If they win for romance, I'm going to say that Don and Peggy shared one of the most loving moments. I was so worried there for a bit when Don messed up. He told her to join him rather than asked her. He assumed she'd feel lucky. ''I don't want to make a career out of being there so you can kick me when you fail,'' she told him sadly. My word, do these two depend on each other as mirrors? (Was anyone else worried for just a second that she would spill their plans to Duck?) But later Don went to her apartment and spoke to her as an equal. Incidentally, it was a conversation that might have once saved his marriage. ''I've taken you for granted and I've been hard on you but only because I think I see you as an extension of myself,'' he said, chastened and subdued. ''And you're not.'' Peggy beautifully teared up when she wondered if Don would cut her forever out of his life if she turned down his offer. ''No,'' he said, his voice so full of respect and affection. ''I will spend the rest of my life trying to hire you.'' I could die.
We all knew it was coming but that didn't diminish the power of Joan's entrance. The problem with the assembled crew of power players was that nobody knew where the dice or the scorecards or the gameboard was kept. They needed a skirt, the skirt. So how brilliant when, at Roger's summoning, Joan showed up wearing the pants. She was back, she had a list, she had everything under control. My heart did a little flippety-flop when she and Roger acted like an old married couple around the kitchen table. ''Dear, I can't read your writing,'' said Roger, squinting through a pair of Grandpa bifocals. ''It's perfectly clear,'' she barked good-naturedly. ''Correspondence!'' Rounding out the scene was Peggy who with her little flip of hair looked every bit their daughter in this domestic scene. Except for the fact that she's forever done playing the ''nervous poodle'' of a girl. ''Peggy, can you get me some coffee?'' Roger asked without looking up. ''No,'' she snapped. Delightful.
Save for a few moving clutches to her quivering brow, it was hard to feel much allegiance to Betty this episode. She had a lawyer. Well, good for you for taking Henry's hand and letting him lead you into his office.
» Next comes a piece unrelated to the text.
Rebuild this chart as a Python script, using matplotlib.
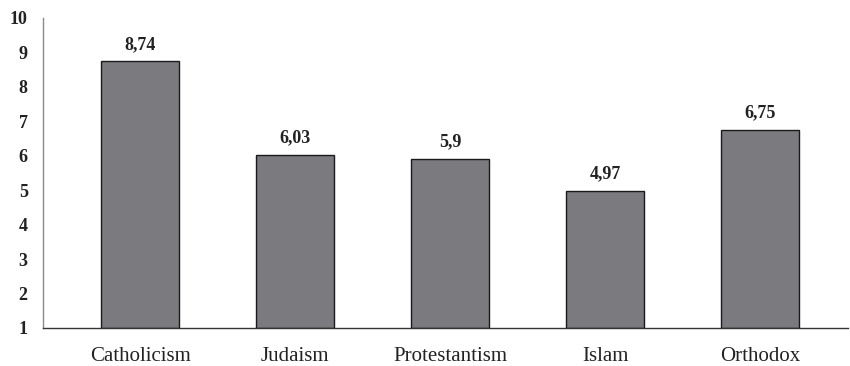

Henry wanted a quick divorce in Reno and he didn't want his dollface worrying over alimony. There was a telling moment after Don — who came scarily close to proving he was very much his father's son — grabbed a fistful of Betty's nightgown after learning of her relationship with Henry. ''Now I'm not good enough for some spoiled Main Line brat!'' he spat in her face. ''You're right!'' she yelled back. This divorce is, at least in part, because of the revelations of his past. Don, as drunk and ugly as we've ever seen Archie, sneered to his wife that she was a slut. For a second I thought he was going to rape her but then the baby cried in the background. The baby's sobs snapped Don out of his rage. So much of this season has been about Don's origins story. Well here we were, back on that fateful night — the mean drunk, the whore, and their innocent baby. Except Don does not have to end up like his father.
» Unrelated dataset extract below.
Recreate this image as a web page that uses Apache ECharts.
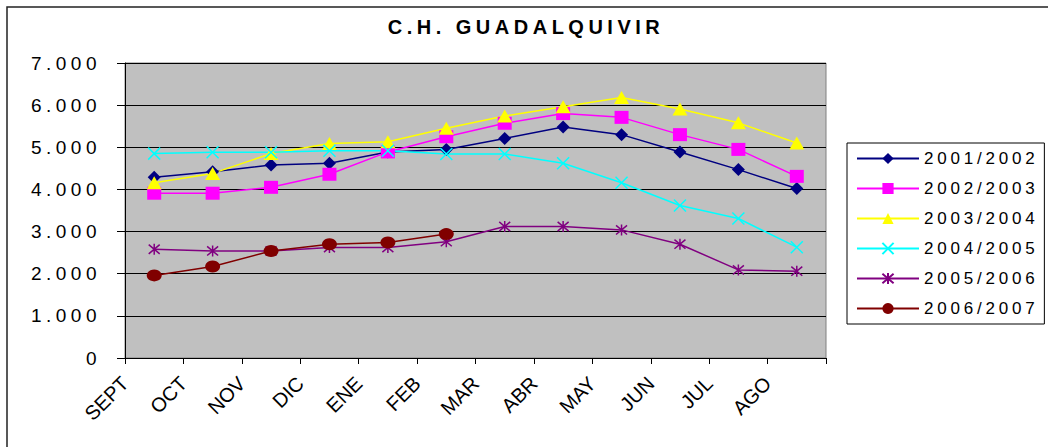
<!DOCTYPE html>
<html>
<head>
<meta charset="utf-8">
<script src="https://cdn.jsdelivr.net/npm/echarts@6/dist/echarts.min.js"></script>
<style>
  html, body { margin: 0; padding: 0; background: #fff; }
  #chart { width: 1048px; height: 447px; }
  /* excel-like expanded text */
  #chart text[style*="Arial"] { letter-spacing: 4.5px; }
  #chart text[style*="Helvetica"] { letter-spacing: 3.8px; }
</style>
</head>
<body>
<div id="chart"></div>
<script>
// meses (campaña hidrológica)
const months = ['SEPT', 'OCT', 'NOV', 'DIC', 'ENE', 'FEB', 'MAR', 'ABR', 'MAY', 'JUN', 'JUL', 'AGO'];
const yTicks = [0, 1000, 2000, 3000, 4000, 5000, 6000, 7000];

const s2001 = [4290, 4420, 4580, 4620, 4890, 4950, 5210, 5480, 5300, 4890, 4470, 4020];
const s2002 = [3910, 3910, 4050, 4360, 4890, 5250, 5570, 5800, 5710, 5300, 4950, 4310];
const s2003 = [4160, 4380, 4850, 5090, 5130, 5450, 5740, 5960, 6180, 5910, 5580, 5100];
const s2004 = [4850, 4880, 4880, 4920, 4920, 4840, 4840, 4620, 4160, 3620, 3310, 2630];
const s2005 = [2580, 2540, 2540, 2620, 2620, 2760, 3120, 3120, 3040, 2700, 2090, 2060];
const s2006 = [1960, 2170, 2540, 2700, 2740, 2940];

const fmt = v => v === 0 ? '0' : (v / 1000) + '.000';

const crossPath = 'path://M0,0L10,10M10,0L0,10';
const starPath = 'path://M0,0L10,10M10,0L0,10M5,-1L5,11';

function mk(name, data, color, symbol, size, stroke) {
  return {
    name: name,
    type: 'line',
    data: data,
    symbol: symbol,
    symbolSize: size,
    lineStyle: { color: color, width: 1.5 },
    itemStyle: stroke
      ? { color: color, borderColor: color, borderWidth: 1.5 }
      : { color: color, borderWidth: 0 },
    emphasis: { disabled: true },
    animation: false
  };
}

const chart = echarts.init(document.getElementById('chart'), null, { renderer: 'svg' });
chart.setOption({
  backgroundColor: '#fff',
  animation: false,
  title: {
    text: 'C.H. GUADALQUIVIR',
    left: 521,
    top: 12,
    textAlign: 'center',
    textStyle: { fontFamily: 'Arial', fontWeight: 900, fontSize: 20, color: '#000' }
  },
  graphic: [{
    type: 'rect',
    shape: { x: 7, y: 7, width: 1100, height: 500 },
    style: { fill: 'none', stroke: '#222', lineWidth: 1.5 },
    silent: true
  }],
  legend: {
    orient: 'vertical',
    left: 847,
    top: 143,
    padding: [7, 40, 7, 9],
    itemWidth: 62,
    itemHeight: 14,
    itemGap: 13,
    borderColor: '#000',
    borderWidth: 1,
    textStyle: { fontFamily: 'Helvetica', fontSize: 17, color: '#000' },
    data: ['2001/2002', '2002/2003', '2003/2004', '2004/2005', '2005/2006', '2006/2007']
  },
  grid: {
    left: 125, top: 63, width: 701, height: 295,
    show: true,
    backgroundColor: '#C0C0C0',
    borderColor: '#808080',
    borderWidth: 1
  },
  xAxis: [{
    type: 'category',
    data: months,
    boundaryGap: true,
    axisLine: { lineStyle: { color: '#000', width: 1 } },
    axisTick: { show: false },
    axisLabel: { show: false }
  }, {
    type: 'category',
    data: months.concat(['']),
    boundaryGap: false,
    position: 'bottom',
    axisLine: { show: false },
    axisTick: { show: true, length: 6, lineStyle: { color: '#000' } },
    axisLabel: {
      rotate: 45,
      margin: 22,
      interval: 0,
      fontFamily: 'Liberation Sans',
      fontSize: 20,
      color: '#000'
    }
  }],
  yAxis: {
    type: 'value',
    min: yTicks[0],
    max: yTicks[yTicks.length - 1],
    interval: 1000,
    axisLine: { show: true, lineStyle: { color: '#000', width: 1 } },
    axisTick: { show: true, length: 8, lineStyle: { color: '#000' } },
    axisLabel: {
      formatter: fmt,
      margin: 24,
      fontFamily: 'Arial',
      fontSize: 19,
      color: '#000'
    },
    splitLine: { show: true, lineStyle: { color: '#000', width: 1 } }
  },
  series: [
    mk('2001/2002', s2001, '#000080', 'diamond', 13, false),
    mk('2002/2003', s2002, '#FF00FF', 'rect', [14, 13], false),
    mk('2003/2004', s2003, '#FFFF00', 'triangle', [15, 13], false),
    mk('2004/2005', s2004, '#00FFFF', crossPath, 12, true),
    mk('2005/2006', s2005, '#800080', starPath, 11, true),
    mk('2006/2007', s2006, '#800000', 'circle', [15, 12], false)
  ]
});
</script>
</body>
</html>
The parents were civil, if on wildly different pages, as they summoned to children to the sofa. ''What did we do?'' Bobby worried. Nothing, he was assured. ''Then why are we in the living room?'' Don told his children he was moving out but that it would only be temporary, like last time. Betty begged to differ. ''I'm not going, I'll just be living elsewhere,'' Don promised his kids. ''That's going,'' said Sally, her lisp in full and heartbreaking effect. ''You say things and you don't mean them and you can't just do that ... You said you would always come home.'' Sally stormed off. Betty said to just let her go. Bobby wondered if the divorce was on account of the cuff links he lost and broke into tears. Bobby is around the same age Dick was the night he took a slug of moonshine and then watched his father take a death blow to the head. ''It ain't going to rain,'' Archie growled at his son before thunder spooked his horse. (''There will be fat years and there will be lean years, but it is going to rain ...'') Bobby may be losing his innocence but at least he can do so with his arms and legs wrapped tight around his Daddy.
Work once more is Don's salvation in his darkest hour. The gang purged their offices and accounts and set up shop in a suite at the Pierre. Joan was at the helm giving clear-headed instructions. When everyone broke for lunch around lovely Trudy in her silly turnip hat Don snuck into the bedroom to call his wife at home. ''Draper residence,'' she said. ''It's me,'' he told her. Oh, damn, this smarts. I rooted for you two. Don assured Betty that he wouldn't fight her on the divorce and she looked like she might cry again. I dare say, however much she had already started planning the new living room at the Francis residence, it broke what little was left of her heart to hear Don throw in the towel. ''You will always be their father,'' she promised.
Don hung up the phone and walked back out onto such a scene of merriment and good humor that my heart swelled. Don is not alone. He has a roomful of good people to make him laugh and to make him better. Betty is not alone. We left her on a plane bound for a quickie divorce in Reno. She held tight to Baby Gene, her favorite child, as Henry sat officiously alongside her. A perfect little family of three. Even Sally and Bobby are not alone, as Carla smushed in between them on the sofa. At this point that woman is Sally's only hope. I almost feel worse for poor Paul Kinsey, who looked so stunned by the mass abandonment. Everybody left in the dark at Sterling Cooper hadn't made the cut for the dream team and were being left to fend for themselves. That's got to sting.
''I want to work,'' Don had told Mr. Cooper earlier in the episode. ''I want to build something on my own.'' Now he has his chance. So does his family of colleagues. Archie and Connie believe that it's every man for himself out there in this cruel world. One died broke, the other will die unloved by anyone not on his payroll. Neither of them could ever imagine the joy the folks of Sterling Cooper Draper and Pryce are going to experience as the elevator climbs to their new crowded office on the fourth floor. So when we said goodbye to Don for the season, we did not leave him at the door of death (or some dotty teacher, thank God). We got a shot of his back, fedora firmly planted on his noggin, clutching his suitcase out front of some Christmas-light festooned brownstones. He looked like an innocent young man fresh to the city, full of the hope and energy that any new beginning demands. Go get 'em Don.
The best line of the evening? Every damn thing that came out of Roger's mouth.
And I woke the dog up with laughter when Mr. Cooper pleasantly warned Harry that he either join their team or spend the rest of the weekend locked in the storeroom closet.
And then, of course, Lane's magnificent kiss-off to St. John: ''Very good. Happy Christmas!''
Oh, and one more. ''Good Morning! Sterling Cooper Draper Pryce. How may I help you? [pause] Yes Harry, it's Room 435.''
Oh, friends. Did you just love it? Are you unused to watching the credits roll with such a glowing sense of uplift? Were there any other integral members of the Sterling Cooper crew you would have liked to see brought aboard? Whatever will we do as we wait for season 4?